Data lines
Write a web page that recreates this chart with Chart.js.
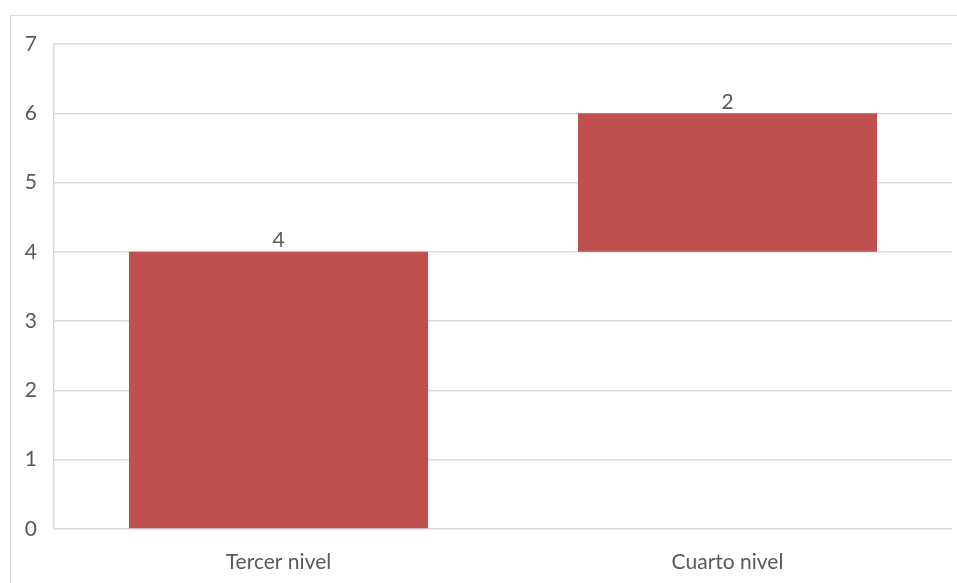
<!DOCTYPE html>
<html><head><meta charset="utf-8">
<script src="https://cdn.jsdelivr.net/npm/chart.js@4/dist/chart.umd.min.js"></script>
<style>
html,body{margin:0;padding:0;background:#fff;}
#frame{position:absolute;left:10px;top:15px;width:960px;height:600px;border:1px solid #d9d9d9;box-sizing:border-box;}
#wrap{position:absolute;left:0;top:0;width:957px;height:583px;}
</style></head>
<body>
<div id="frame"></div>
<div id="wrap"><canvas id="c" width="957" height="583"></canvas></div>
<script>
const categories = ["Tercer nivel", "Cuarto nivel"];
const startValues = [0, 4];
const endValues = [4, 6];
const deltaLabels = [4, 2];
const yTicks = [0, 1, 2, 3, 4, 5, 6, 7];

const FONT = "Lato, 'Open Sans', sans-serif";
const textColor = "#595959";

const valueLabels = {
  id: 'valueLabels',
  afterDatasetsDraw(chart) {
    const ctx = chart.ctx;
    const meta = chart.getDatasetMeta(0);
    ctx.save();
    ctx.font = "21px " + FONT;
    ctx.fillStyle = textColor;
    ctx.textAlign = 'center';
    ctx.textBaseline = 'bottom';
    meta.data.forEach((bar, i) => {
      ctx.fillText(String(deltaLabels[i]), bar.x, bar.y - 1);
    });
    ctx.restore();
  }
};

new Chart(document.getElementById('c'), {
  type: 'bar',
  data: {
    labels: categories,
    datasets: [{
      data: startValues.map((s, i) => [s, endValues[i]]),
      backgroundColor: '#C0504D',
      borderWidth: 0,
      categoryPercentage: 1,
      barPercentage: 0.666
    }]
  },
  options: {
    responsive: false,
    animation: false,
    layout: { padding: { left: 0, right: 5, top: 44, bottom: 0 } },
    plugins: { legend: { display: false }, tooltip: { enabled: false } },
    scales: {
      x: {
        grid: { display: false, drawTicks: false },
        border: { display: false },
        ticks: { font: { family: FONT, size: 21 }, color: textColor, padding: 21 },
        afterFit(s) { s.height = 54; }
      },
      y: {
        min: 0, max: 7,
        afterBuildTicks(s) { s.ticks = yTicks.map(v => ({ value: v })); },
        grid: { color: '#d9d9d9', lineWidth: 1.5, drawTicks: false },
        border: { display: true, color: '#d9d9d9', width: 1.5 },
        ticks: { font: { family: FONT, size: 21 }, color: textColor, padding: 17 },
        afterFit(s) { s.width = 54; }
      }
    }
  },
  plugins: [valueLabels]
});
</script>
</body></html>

--

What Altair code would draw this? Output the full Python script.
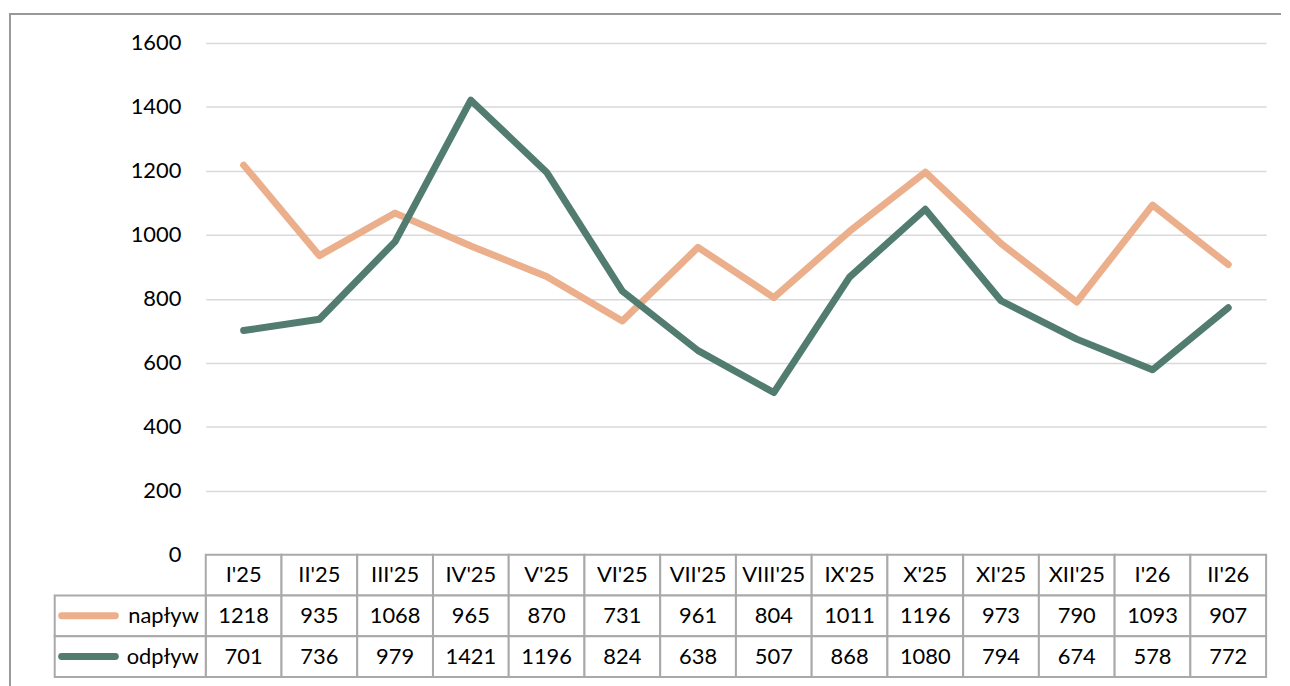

What to work on
Do not copy any pictures. Retype exactly the stretch from the line with "Write a web" through the line with "const yTicks = [0, 1, 2, 3, 4, 5, 6, 7];".

Written solution
Write a web page that recreates this chart with Chart.js.
<!DOCTYPE html>
<html><head><meta charset="utf-8">
<script src="https://cdn.jsdelivr.net/npm/chart.js@4/dist/chart.umd.min.js"></script>
<style>
html,body{margin:0;padding:0;background:#fff;}
#frame{position:absolute;left:10px;top:15px;width:960px;height:600px;border:1px solid #d9d9d9;box-sizing:border-box;}
#wrap{position:absolute;left:0;top:0;width:957px;height:583px;}
</style></head>
<body>
<div id="frame"></div>
<div id="wrap"><canvas id="c" width="957" height="583"></canvas></div>
<script>
const categories = ["Tercer nivel", "Cuarto nivel"];
const startValues = [0, 4];
const endValues = [4, 6];
const deltaLabels = [4, 2];
const yTicks = [0, 1, 2, 3, 4, 5, 6, 7];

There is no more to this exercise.